At a time when furloughs, layoffs, budget cuts, caseload increases, fears of pension loss and general angst seem to be a part of the workday of some state employees, the state has offered its workers some help from a professional therapist. One rule: Take a deep breath whenever possible. Another suggestion: Avoid the media.
The latter may be a stretch for some of those who attended a meeting last week in a CalPERS conference room. That’s because they grapple with the media as part of their jobs, and they’re members of the State Information Officers of California, or SIOC, which represents the press contacts in the bureaucracy, among others. Good luck avoiding the media.
But the stress level among state employees is significant, at least as significant as in the private sector. For those charged with communicating the state’s message to journalists, the ability to resolve stress is significant: Reporters, already stressed by dramatic changes in their profession, don’t need their nerves jangled still further by the state’s spokespeople.
So a group of state employees showed up at a counseling session sponsored by SIOC to get tips from therapist Douglas Cyr on dealing with stress. (His best idea of the day: If you can’t sleep at night, try warm milk, honey and a banana. “What do I do with the banana?” one woman wondered.

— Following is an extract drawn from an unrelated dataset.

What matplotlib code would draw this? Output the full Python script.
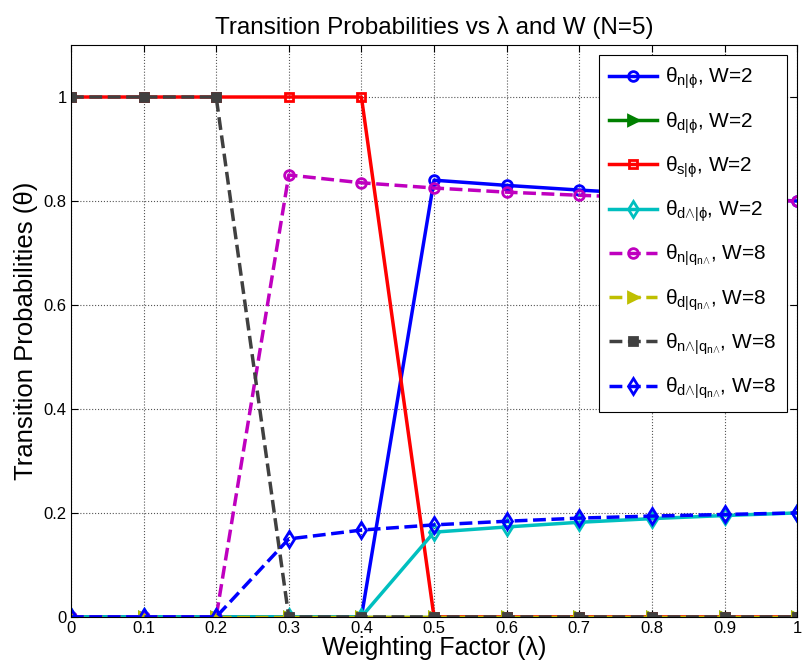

There were several suggestions).
Cyr, a university professor and veteran therapist hired by the state, appears regularly before groups of employees – the following week he planned a session with the CHP – and he offers suggestions on coping with stress. His basic message is that one first needs to recognize stress, then deal with the issues in a systematic way. Stress affects general health, job performance, personal and professional relationships, just to name a few, so recognizing and resolving stress is crucial. It’s all pretty much common sense, but if you’re stressed, sometimes displaying common sense isn’t so common.
A reporter, buoyant and perky on arrival, immediately felt stressed as he examined a list of 43 potentially life-changing, stress-inducing events, neatly categorized according to seriousness. The scale ranged from of 100 for the worst – “death of a spouse” – down to 11, for a “minor legal violation.” In between was a litany of woe. Divorce was a 73, marriage was a 50 (one person said they should have been reversed), jail time was 63 and breaking up a romantic relationship was 65.
Of course, the rankings are subjective at best. Sexual difficulty was a paltry 39 and retirement was 45. Being fired at work was a 47. Is it really more stressful to be fired than retired? Going to jail and suffering the death of a close family member both were ranked at 63. Hmmm…
The idea was to total up the points in the categories that affected you. The lower the total, the less stress.
Under 150 means “A small or no chance for stress-related illness. A score of 150-199 means “mild levels of stress are occurring at this time,” and over 300 means “a high probability, 80 percent chance, for stress-related illness.”
“I need a calculator,” one man grumbled.